In midweek, she gave a black-tie dinner for 27 guests in honor of John Kenneth Galbraith, the witty economist who invented the phrase "the affluent society" and likes to continue his researches into it. A crowd stood by oohing and ogling as the Cadillacs began sweeping up to Jackie's Fifth Avenue apartment. Each guest was checked by Secret Service men before entering the building, but that hardly seemed necessary. The guests were easily recognizable and hardly the crashing type: the Bobby Kennedys (who arrived one at a time in a beige Lincoln Continental convertible), the Stephen Smiths, Pat Lawford, Lee Radziwill, the Robert McNamaras, Douglas Dillon, Cartoonist Charles Addams, Author Truman Capote, Artist William Walton, Mme. Hervé Alphand and Mrs. Paul Mellon.
Off with Ermine. The dinner was pleasant enough, but it was just a starter. Afterward, everybody got into limousines again, bound for an art show at Manhattan's Asia House, to which Jackie and Galbraith had each lent some of their North Indian paintings. After a 45-minute tour of the exhibit, the group was off to the Sign of the Dove, a Third Avenue restaurant that Jackie and her friends had taken over for the evening and turned into a discothèque decorated with life-sized photographs of Galbraith, who is 6 ft. 8 in. tall. Someone nicknamed it the Galbraith à Go-Go.

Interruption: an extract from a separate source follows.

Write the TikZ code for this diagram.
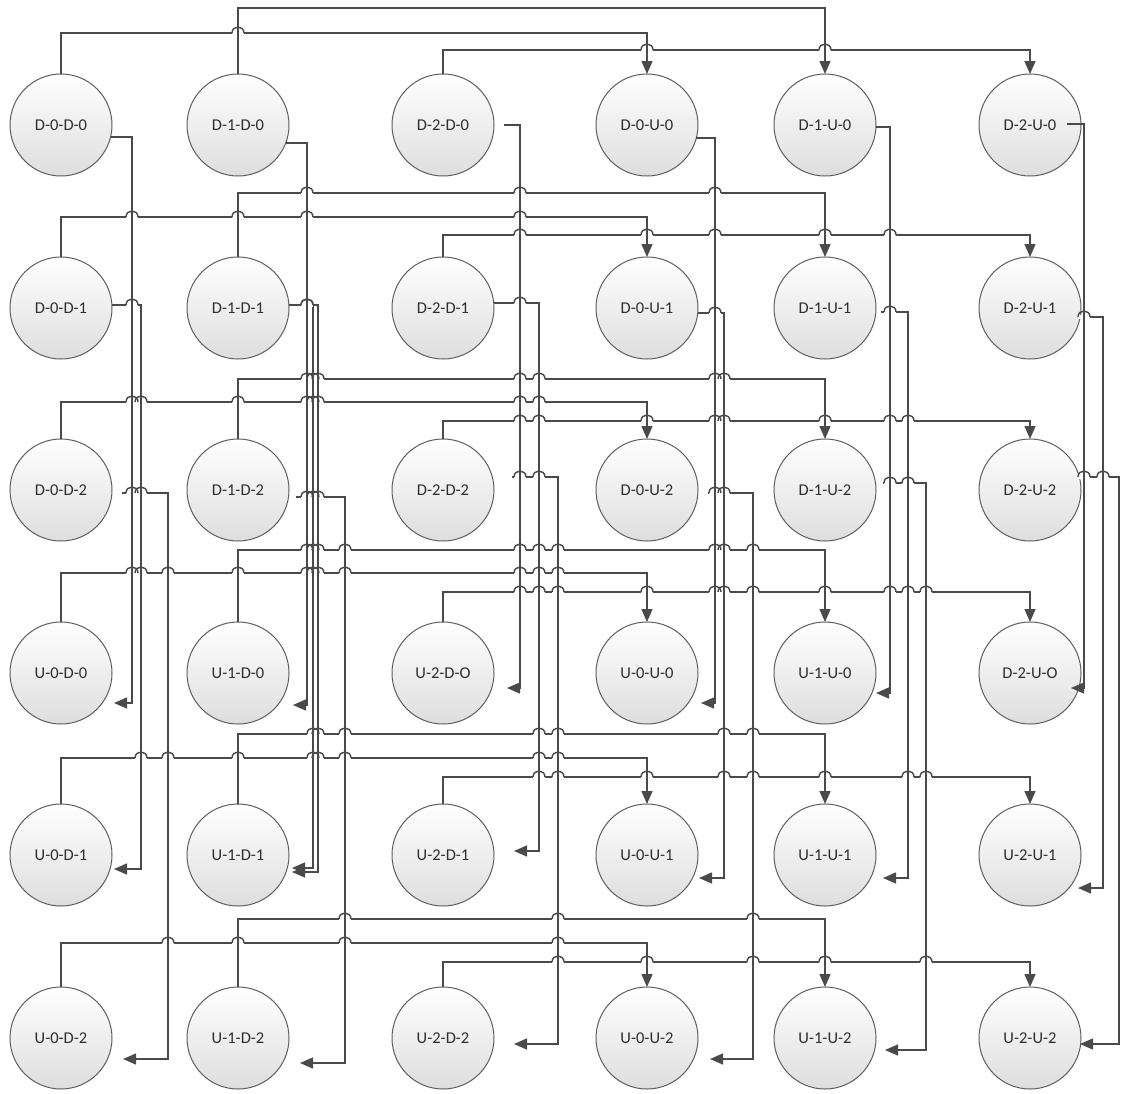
\documentclass[tikz,border=0pt]{standalone}
\usepackage{fontspec}
\setmainfont{Carlito}
\usetikzlibrary{arrows.meta,calc}
\definecolor{lc}{HTML}{4a4a4a}
\definecolor{cc}{HTML}{5e5e5e}
\tikzset{
  st/.style={circle, minimum size=102pt, inner sep=0pt, outer sep=0pt, draw=cc, line width=1pt,
    top color=white, bottom color=black!13, text=black!82, font=\fontsize{16.5}{19}\selectfont},
  ln/.style={draw=lc, line width=1.45pt},
  arr/.style={ln, -{Triangle[length=13pt,width=11pt]}},
}
\def\Hlist{33/61/647, 8/238/825, 50/443/1030,
217/61/647, 193/238/825, 235/443/1030,
402/61/647, 379/238/825, 421/443/1030,
573/61/647, 550/238/825, 592/443/1030,
758/61/647, 734/238/825, 777/443/1030,
943/61/647, 919/238/825, 962/443/1030,
137/110.6/132, 305/111.9/141, 493/122/168,
143/285.7/307, 305/288.9/313, 305/288.9/318, 497/296/345,
125/504/520, 303/493.75/539, 477/512/558,
138/696.3/715, 313/697.75/724, 493/708/753,
127/876/890, 312/881/908, 483/883/926,
124/1067/1084, 317/1080.2/1103, 477/1079.3/1119,
703/114/132, 869/114/141, 1059/123/168, 705/293/307, 868/292/313, 872/292/318, 1063/300/345,
688/507/520, 851/514/539, 1044/514/558, 703/701/715, 878/699/724, 1059/710/753,
693/876/890, 878/883/908, 1050/885/926, 688/1071/1084, 888/1078/1103, 1044/1080/1119}
\def\Vlist{132/137/703, 141/305/869, 168/493/1059, 307/143/705, 313/305/868, 318/305/872, 345/497/1063,
520/125/688, 539/303/851, 558/477/1044, 715/138/703, 724/313/878, 753/493/1059,
890/127/693, 908/312/878, 926/483/1050, 1084/124/688, 1103/317/888, 1119/477/1044,
61/33/74, 238/8/74, 443/50/74, 647/33/74, 825/8/74, 1030/50/74,
61/217/257, 238/193/257, 443/235/257, 647/217/257, 825/193/257, 1030/235/257,
61/402/439, 238/379/439, 443/421/439, 647/402/439, 825/379/439, 1030/421/439,
61/573/622, 238/550/622, 443/592/622, 647/573/622, 825/550/622, 1030/592/622,
61/758/804, 238/734/804, 443/777/804, 647/758/804, 825/734/804, 1030/777/804,
61/943/987, 238/919/987, 443/962/987, 647/943/987, 825/919/987, 1030/962/987}
\begin{document}
\begin{tikzpicture}[x=1pt,y=-1pt]
\fill[white] (0,0) rectangle (1122,1093);
\useasboundingbox (0,0) rectangle (1122,1093);
% nodes
\node[st] (n00) at (61,125) {D-0-D-0};
\node[st] (n01) at (238,125) {D-1-D-0};
\node[st] (n02) at (443,125) {D-2-D-0};
\node[st] (n03) at (647,125) {D-0-U-0};
\node[st] (n04) at (825,125) {D-1-U-0};
\node[st] (n05) at (1030,125) {D-2-U-0};
\node[st] (n10) at (61,308) {D-0-D-1};
\node[st] (n11) at (238,308) {D-1-D-1};
\node[st] (n12) at (443,308) {D-2-D-1};
\node[st] (n13) at (647,308) {D-0-U-1};
\node[st] (n14) at (825,308) {D-1-U-1};
\node[st] (n15) at (1030,308) {D-2-U-1};
\node[st] (n20) at (61,490) {D-0-D-2};
\node[st] (n21) at (238,490) {D-1-D-2};
\node[st] (n22) at (443,490) {D-2-D-2};
\node[st] (n23) at (647,490) {D-0-U-2};
\node[st] (n24) at (825,490) {D-1-U-2};
\node[st] (n25) at (1030,490) {D-2-U-2};
\node[st] (n30) at (61,673) {U-0-D-0};
\node[st] (n31) at (238,673) {U-1-D-0};
\node[st] (n32) at (443,673) {U-2-D-O};
\node[st] (n33) at (647,673) {U-0-U-0};
\node[st] (n34) at (825,673) {U-1-U-0};
\node[st] (n35) at (1030,673) {D-2-U-O};
\node[st] (n40) at (61,855) {U-0-D-1};
\node[st] (n41) at (238,855) {U-1-D-1};
\node[st] (n42) at (443,855) {U-2-D-1};
\node[st] (n43) at (647,855) {U-0-U-1};
\node[st] (n44) at (825,855) {U-1-U-1};
\node[st] (n45) at (1030,855) {U-2-U-1};
\node[st] (n50) at (61,1038) {U-0-D-2};
\node[st] (n51) at (238,1038) {U-1-D-2};
\node[st] (n52) at (443,1038) {U-2-D-2};
\node[st] (n53) at (647,1038) {U-0-U-2};
\node[st] (n54) at (825,1038) {U-1-U-2};
\node[st] (n55) at (1030,1038) {U-2-U-2};
% top connectors
\draw[arr] (n00.north) -- (n00.north |- 0,33) -| (n03.north);
\draw[arr] (n01.north) -- (n01.north |- 0,8) -| (n04.north);
\draw[arr] (n02.north) -- (n02.north |- 0,50) -| (n05.north);
\draw[arr] (n10.north) -- (n10.north |- 0,217) -| (n13.north);
\draw[arr] (n11.north) -- (n11.north |- 0,193) -| (n14.north);
\draw[arr] (n12.north) -- (n12.north |- 0,235) -| (n15.north);
\draw[arr] (n20.north) -- (n20.north |- 0,402) -| (n23.north);
\draw[arr] (n21.north) -- (n21.north |- 0,379) -| (n24.north);
\draw[arr] (n22.north) -- (n22.north |- 0,421) -| (n25.north);
\draw[arr] (n30.north) -- (n30.north |- 0,573) -| (n33.north);
\draw[arr] (n31.north) -- (n31.north |- 0,550) -| (n34.north);
\draw[arr] (n32.north) -- (n32.north |- 0,592) -| (n35.north);
\draw[arr] (n40.north) -- (n40.north |- 0,758) -| (n43.north);
\draw[arr] (n41.north) -- (n41.north |- 0,734) -| (n44.north);
\draw[arr] (n42.north) -- (n42.north |- 0,777) -| (n45.north);
\draw[arr] (n50.north) -- (n50.north |- 0,943) -| (n53.north);
\draw[arr] (n51.north) -- (n51.north |- 0,919) -| (n54.north);
\draw[arr] (n52.north) -- (n52.north |- 0,962) -| (n55.north);
% right connectors
\draw[arr] ($(n00)+(49.6,12)$) -| (132,703) -- ($(n30)+(53,30)$);
\draw[arr] ($(n10)+(50.9,-3)$) -| (141,869) -- ($(n40)+(53,14)$);
\draw[arr] ($(n20)+(61,3)$) -| (168,1059) -- ($(n50)+(62,21)$);
\draw[arr] ($(n01)+(47.7,18)$) -| (307,705) -- ($(n31)+(55,32)$);
\draw[arr] ($(n11)+(50.9,-3)$) -| (313,868) -- ($(n41)+(54,13)$);
\draw[arr] ($(n11)+(50.9,-3)$) -| (318,872) -- ($(n41)+(54,17)$);
\draw[arr] ($(n21)+(58,7)$) -| (345,1063) -- ($(n51)+(62,25)$);
\draw[arr] ($(n02)+(61,0)$) -| (520,688) -- ($(n32)+(64,15)$);
\draw[arr] ($(n12)+(50.75,-5)$) -| (539,851) -- ($(n42)+(71,-4)$);
\draw[arr] ($(n22)+(69,-13)$) -| (558,1044) -- ($(n52)+(71,6)$);
\draw[arr] ($(n03)+(49.3,13)$) -| (715,703) -- ($(n33)+(54,30)$);
\draw[arr] ($(n13)+(50.75,5)$) -| (724,878) -- ($(n43)+(52,23)$);
\draw[arr] ($(n23)+(61,3)$) -| (753,1059) -- ($(n53)+(63,21)$);
\draw[arr] ($(n04)+(51,2)$) -| (890,693) -- ($(n34)+(51,20)$);
\draw[arr] ($(n14)+(56,4)$) -| (908,878) -- ($(n44)+(58,23)$);
\draw[arr] ($(n24)+(58,-7)$) -| (926,1050) -- ($(n54)+(60,12)$);
\draw[arr] ($(n05)+(37,-1)$) -| (1084,688) -- ($(n35)+(41,15)$);
\draw[arr] ($(n15)+(50.2,9)$) -| (1103,888) -- ($(n45)+(48,33)$);
\draw[arr] ($(n25)+(49.3,-13)$) -| (1119,1044) -- ($(n55)+(50,6)$);
% line hops: pass 1 erase
\foreach \hY/\hA/\hB in \Hlist {\foreach \vX/\vA/\vB in \Vlist {
  \pgfmathtruncatemacro\hit{and(and(\vX>\hA+2,\vX<\hB-2),and(\hY>\vA+2,\hY<\vB-2))}
  \ifnum\hit=1 \fill[white] (\vX-6,\hY-1.7) rectangle (\vX+6,\hY+1.7);\fi
}}
% pass 2 redraw
\foreach \hY/\hA/\hB in \Hlist {\foreach \vX/\vA/\vB in \Vlist {
  \pgfmathtruncatemacro\hit{and(and(\vX>\hA+2,\vX<\hB-2),and(\hY>\vA+2,\hY<\vB-2))}
  \ifnum\hit=1
    \draw[ln] (\vX,\hY-2.6) -- (\vX,\hY+2.6);
    \draw[ln] (\vX-6,\hY) .. controls (\vX-6,\hY-8) and (\vX+6,\hY-8) .. (\vX+6,\hY);
  \fi
}}
\end{tikzpicture}
\end{document}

When Jackie's party joined up with another group of invited guests, the Dove was soon flying high. The dancing began to Cole Porter records, but that was not what the gang had come for. "The fastest music you've got," ordered Jackie. She shed her sleeveless ermine jacket to reveal a glistening white crepe sheath, did the frug with John Barry Ryan III, the Watusi with Dance Instructor Killer Joe Piro. "All my nieces and nephews do these dances so well," she said. "I'd like to do them well too." Said Killer Joe later: "She's best at the twist. The other dances are new to her."
It was the sort of party the Kennedys have become famous for: exclusive but not so exclusive that the public couldn't get a peek.* Outside the Dove, midnight strollers stopped and gawked through the windows until Secret Service men had to line up in a barricade to keep the celebrity watchers at bay. By 1:45 a.m., there was a buffetsmoked salmon, paté de foie gras, French pastries, goulash and spaghetti. Then everyone went back to dancing and drinking. Jackie left by 2:45, but the party swirled on until 3:30 a.m.